Here comes the best part. For long time we are buzzing around “blended learning”, but not quite able to establish the flow between online, offline and informal learning. These guys did it! I’ve never seen such a seamless flow before.

Bridging the Onsite and On-line Experience
As part of their admission to the museum, every visitor receives an Acoustiguide audio wand to use throughout the galleries. In addition to the traditional audio segments available for some works on view, these modified wands have an additional ARTscape button. Every single object on view has a five-digit ARTscape number clearly visible on its respective interpretive panel. Throughout a visit, audiences can enter the ARTscape number of any object of interest to them – hence bookmarking them – and their entries are recorded in the wand. When the wands are docked in any of the kiosks deployed throughout the galleries, visitors can interact with ARTscape where every object they bookmarked in the museum will be represented. Before leaving the museum, visitors can enter their e-mail address in a kiosk and an e-mail is sent to them with a link to ARTscape. When this link is retrieved on the home computer, the visitor can log into ARTscape and see a personal bookmarked path through the museum!

A visitor “bookmarks” a painting by entering its ARTscape number into the modified Acoustiguide wand.

At one of the kiosks deployed throughout the museum a visitor places the wand in a docking port and can learn more about the works earlier bookmarked.

Before leaving the museum, the visitor can enter an e-mail address in the kiosk with the wand docked and the bookmarks of the visit will be e-mailed to them.

At home, the visitors can retrace their steps, revisit their bookmarks, share their visit or find new connections to related objects in the ARTscape on-line collection.

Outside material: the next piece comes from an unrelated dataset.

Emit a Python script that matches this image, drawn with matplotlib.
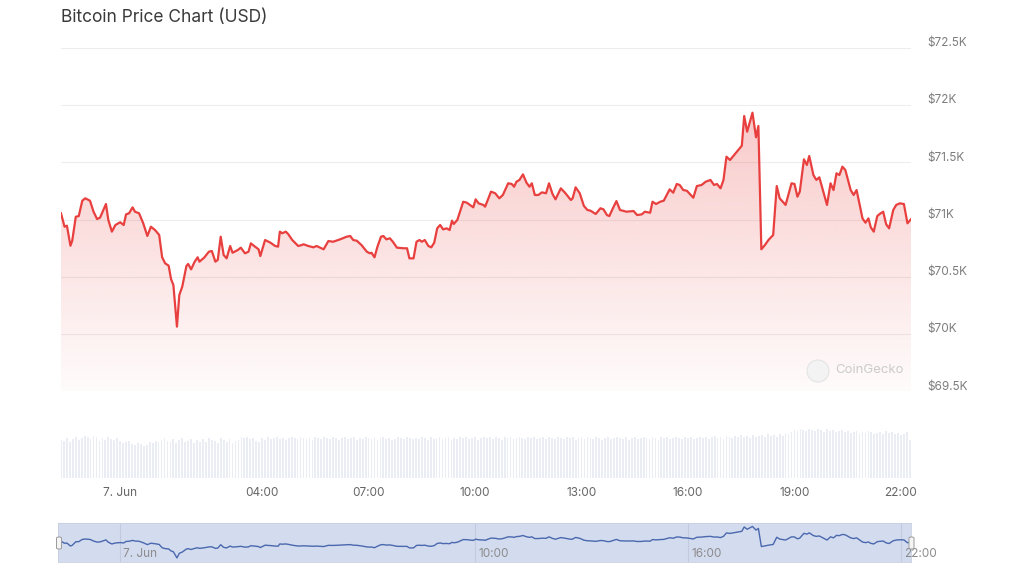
import matplotlib
matplotlib.use("Agg")
import matplotlib.pyplot as plt
import matplotlib.transforms as mtransforms
import numpy as np
from matplotlib.colors import to_rgb
from matplotlib.patches import Ellipse, FancyBboxPatch

plt.rcParams['font.family'] = ['Inter', 'DejaVu Sans']

# minutes from 7 Jun 00:00, BTC price in USD
minutes = [-100, -94, -90, -84, -81, -75, -70, -64, -59, -51, -45, -39, -34, -24, -20, -14, -8,
           0, 6, 10, 15, 21, 25, 32, 39, 46, 52, 59, 66, 71, 76, 82, 86, 90, 96, 100, 105,
           112, 115, 120, 126, 131, 134, 142, 150, 155, 161, 165, 170, 175, 180, 186, 190,
           199, 204, 211, 217, 221, 228, 234, 237, 245, 254, 262, 267, 270, 274, 280, 284,
           291, 301, 307, 310, 318, 327, 332, 344, 352, 360, 372, 383, 389, 394, 400, 408,
           417, 422, 425, 430, 435, 441, 445, 450, 456, 461, 468, 479, 485, 489, 496, 501,
           506, 510, 515, 521, 526, 531, 536, 541, 546, 552, 557, 561, 564, 570, 580, 586,
           594, 597, 601, 606, 614, 617, 627, 634, 641, 647, 656, 662, 666, 670, 675, 681,
           687, 692, 696, 701, 707, 713, 720, 725, 731, 736, 745, 752, 762, 765, 770, 775,
           777, 784, 790, 795, 804, 812, 817, 823, 827, 833, 839, 845, 856, 868, 874, 882,
           887, 896, 900, 906, 913, 919, 929, 935, 941, 946, 952, 958, 969, 975, 983, 990,
           998, 1004, 1009, 1015, 1020, 1025, 1031, 1038, 1045, 1051, 1055, 1060, 1069, 1075,
           1079, 1084, 1090, 1096, 1104, 1110, 1115, 1125, 1135, 1140, 1145, 1149, 1156, 1161,
           1165, 1172, 1177, 1182, 1195, 1201, 1206, 1211, 1216, 1221, 1226, 1235, 1240, 1245,
           1255, 1260, 1265, 1269, 1274, 1280, 1284, 1290, 1295, 1300, 1307, 1312, 1318, 1325,
           1331, 1337]
price = [71054, 70937, 70946, 70771, 70815, 71024, 71030, 71164, 71185, 71164, 71068, 71004,
         71016, 71135, 70996, 70894, 70952, 70976, 70952, 71045, 71054, 71106, 71068, 71054,
         70967, 70856, 70937, 70908, 70865, 70670, 70618, 70597, 70481, 70428, 70065, 70341,
         70414, 70594, 70612, 70565, 70632, 70670, 70632, 70667, 70719, 70725, 70632, 70647,
         70850, 70690, 70661, 70769, 70710, 70734, 70754, 70705, 70719, 70792, 70763, 70740,
         70681, 70821, 70798, 70769, 70763, 70894, 70880, 70894, 70873, 70821, 70769, 70777,
         70784, 70769, 70757, 70769, 70740, 70812, 70806, 70827, 70850, 70856, 70821, 70815,
         70777, 70719, 70705, 70710, 70670, 70763, 70850, 70856, 70827, 70836, 70806, 70754,
         70749, 70749, 70661, 70661, 70806, 70821, 70806, 70821, 70769, 70757, 70798, 70923,
         70952, 70914, 70923, 70908, 70990, 70961, 70996, 71155, 71147, 71118, 71106, 71176,
         71141, 71127, 71112, 71243, 71229, 71185, 71214, 71316, 71310, 71286, 71330, 71345,
         71394, 71321, 71286, 71316, 71214, 71214, 71237, 71229, 71316, 71222, 71176, 71272,
         71234, 71170, 71185, 71281, 71243, 71229, 71118, 71083, 71077, 71048, 71098, 71089,
         71039, 71030, 71098, 71161, 71083, 71068, 71074, 71039, 71045, 71068, 71059, 71155,
         71135, 71155, 71164, 71263, 71234, 71310, 71301, 71257, 71251, 71190, 71292, 71301,
         71330, 71345, 71301, 71310, 71272, 71345, 71548, 71519, 71563, 71606, 71644, 71903,
         71766, 71932, 71717, 71816, 70740, 70777, 70821, 70865, 71292, 71185, 71127, 71316,
         71310, 71199, 71243, 71525, 71476, 71554, 71388, 71345, 71368, 71127, 71316, 71257,
         71403, 71388, 71461, 71432, 71257, 71214, 71257, 71010, 70972, 71010, 70932, 70894,
         71030, 71048, 71068, 70958, 70923, 71083, 71127, 71141, 71135, 70967, 71002]

# 5-minute volume bars (relative height), first bar at minute -100
vol_start, vol_step = -100, 5
volume = [38, 37, 40, 36, 39, 41, 38, 40, 42, 41, 39, 42, 41, 37, 40, 38, 41, 39, 38, 40, 37, 35, 36, 37,
          34, 33, 35, 34, 32, 33, 36, 35, 37, 36, 38, 40, 37, 36, 39, 35, 38, 40, 36, 37, 39, 35, 38, 36,
          39, 36, 40, 38, 37, 35, 40, 38, 36, 39, 35, 37, 38, 41, 40, 41, 39, 40, 37, 36, 40, 38, 41, 39,
          40, 41, 39, 40, 38, 40, 41, 40, 39, 41, 40, 39, 40, 38, 41, 40, 39, 41, 40, 39, 41, 40, 38, 40,
          41, 39, 40, 41, 38, 40, 39, 41, 40, 39, 41, 38, 40, 41, 39, 40, 38, 39, 41, 40, 39, 41, 40, 39,
          40, 39, 41, 40, 38, 41, 39, 40, 41, 39, 40, 41, 38, 40, 39, 41, 40, 41, 39, 40, 41, 38, 40, 41,
          40, 41, 39, 41, 40, 38, 41, 40, 41, 39, 40, 41, 40, 39, 41, 40, 41, 39, 40, 41, 39, 41, 40, 39,
          41, 40, 39, 41, 40, 41, 38, 40, 41, 39, 41, 40, 39, 41, 40, 38, 40, 41, 39, 40, 41, 40, 39, 41,
          38, 40, 41, 39, 40, 41, 40, 39, 41, 40, 38, 41, 40, 41, 39, 40, 41, 40, 39, 41, 40, 41, 39, 40,
          41, 40, 41, 39, 41, 42, 40, 41, 39, 42, 41, 40, 42, 41, 43, 41, 42, 40, 43, 41, 42, 43, 41, 44,
          42, 43, 41, 44, 42, 45, 44, 46, 48, 47, 49, 48, 47, 49, 48, 47, 49, 48, 46, 49, 47, 48, 46, 47,
          48, 46, 47, 45, 46, 47, 44, 46, 45, 47, 46, 44, 45, 46, 44, 47, 45, 46, 44, 45, 43, 44, 46, 38]

tick_pos = [0, 240, 420, 600, 780, 960, 1140, 1320]
tick_lab = ['7. Jun', '04:00', '07:00', '10:00', '13:00', '16:00', '19:00', '22:00']
nav_tick_pos = [0, 600, 960, 1320]
nav_tick_lab = ['7. Jun', '10:00', '16:00', '22:00']
y_ticks = [69500, 70000, 70500, 71000, 71500, 72000, 72500]
y_labs = ['$69.5K', '$70K', '$70.5K', '$71K', '$71.5K', '$72K', '$72.5K']

W, H = 1024, 576
fig = plt.figure(figsize=(W / 100, H / 100), dpi=100)


def px_axes(x0, y0, x1, y1):
    return fig.add_axes([x0 / W, 1 - y1 / H, (x1 - x0) / W, (y1 - y0) / H])


t0, t1 = minutes[0], minutes[-1]
red = '#e8403f'

# main price chart
ax = px_axes(61, 47.6, 911, 391.4)
for v in y_ticks:
    ax.axhline(v, color='#ededed', lw=0.8, zorder=0)
grad = np.zeros((256, 1, 4))
grad[..., :3] = to_rgb(red)
grad[..., 3] = np.linspace(0.34, 0.02, 256)[:, None]
im = ax.imshow(grad, aspect='auto', extent=[t0, t1, 69500, 72500], origin='upper', zorder=1)
poly = ax.fill_between(minutes, price, 69500, color='none', lw=0)
im.set_clip_path(poly.get_paths()[0], transform=ax.transData)
ax.plot(minutes, price, color=red, lw=1.6, zorder=3, solid_joinstyle='round')
ax.set_xlim(t0, t1)
ax.set_ylim(69500, 72500)
ax.axis('off')

ylab_tr = mtransforms.blended_transform_factory(ax.transAxes, ax.transData)
for v, lab in zip(y_ticks, y_labs):
    ax.text(1 + 16 / 850, v - 12, lab, transform=ylab_tr, ha='left', va='bottom',
            fontsize=8.5, color='#7d7d7d')

fig.text(61 / W, 1 - 17 / H, 'Bitcoin Price Chart (USD)', ha='left', va='center',
         fontsize=12.5, color='#3a3a3a')

# watermark
fig.patches.append(Ellipse((818 / W, 1 - 371 / H), 22 / W, 22 / H, transform=fig.transFigure,
                           facecolor='#f3f3f3', edgecolor='#e4e4e4', lw=0.8, zorder=5))
fig.text(835 / W, 1 - 370 / H, 'CoinGecko', ha='left', va='center', fontsize=9.5,
         color='#cbcbcb', zorder=6)

# volume
axv = px_axes(61, 427, 911, 478)
vol_t = vol_start + vol_step * np.arange(len(volume))
axv.bar(vol_t, volume, width=3.0, color='#eaedf4', align='center', lw=0, antialiased=False)
axv.set_xlim(t0, t1)
axv.set_ylim(0, 51)
for s in axv.spines.values():
    s.set_visible(False)
axv.set_yticks([])
axv.set_xticks(tick_pos)
axv.set_xticklabels(tick_lab)
axv.tick_params(axis='x', length=0, pad=6.5, labelsize=8.5, labelcolor='#666666')

# navigator
px_per_min = 850 / (t1 - t0)
axn = px_axes(58, 523, 911, 562)
axn.set_facecolor('#d3dbee')
for v in nav_tick_pos:
    axn.axvline(v, color='#c3cadf', lw=0.8, zorder=1)
axn.plot(minutes, price, color='#4a68ae', lw=1.0, zorder=2)
axn.set_xlim(t0 - 3 / px_per_min, t1)
pmin, pmax = min(price), max(price)
axn.set_ylim(pmin - 4 / 31 * (pmax - pmin), pmax + 3.4 / 31 * (pmax - pmin))
axn.set_xticks([])
axn.set_yticks([])
for s in axn.spines.values():
    s.set_color('#c9cfdf')
    s.set_linewidth(0.6)
nav_tr = mtransforms.offset_copy(
    mtransforms.blended_transform_factory(axn.transData, axn.transAxes), fig=fig, x=3, y=0,
    units='dots')
for v, lab in zip(nav_tick_pos, nav_tick_lab):
    axn.text(v, 0.2, lab, transform=nav_tr, ha='left', va='center', fontsize=8.5,
             color='#8c8c8c', clip_on=False)

for cx in (59, 911.5):
    fig.patches.append(FancyBboxPatch(((cx - 2.5) / W, 1 - 549 / H), 5 / W, 12 / H,
                                      boxstyle='round,pad=0,rounding_size=0.002',
                                      transform=fig.transFigure, facecolor='#f4f4f4',
                                      edgecolor='#9a9a9a', lw=0.7, zorder=10))

fig.savefig('out.png', dpi=100)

These features transform an on-line collection into a powerful tool enabling museum visitors to revisit, extend and enhance their experiences on-line. A ‘breadcrumb trail’ is saved of their physical tour so more in-depth information about bookmarked objects can be accessed at any time. Through the Show connections fuzzy logic functionality, visitors can discover other objects that are similar or related to their bookmarks, such that each bookmarked object on view becomes a launching point for new journeys through the collection. As more records are added to the database over time, visitors figuratively weave between the exhibition walls and the storage stacks where every work of art – on-view or off-view – is an equal stepping stone in a unique personalized pathway.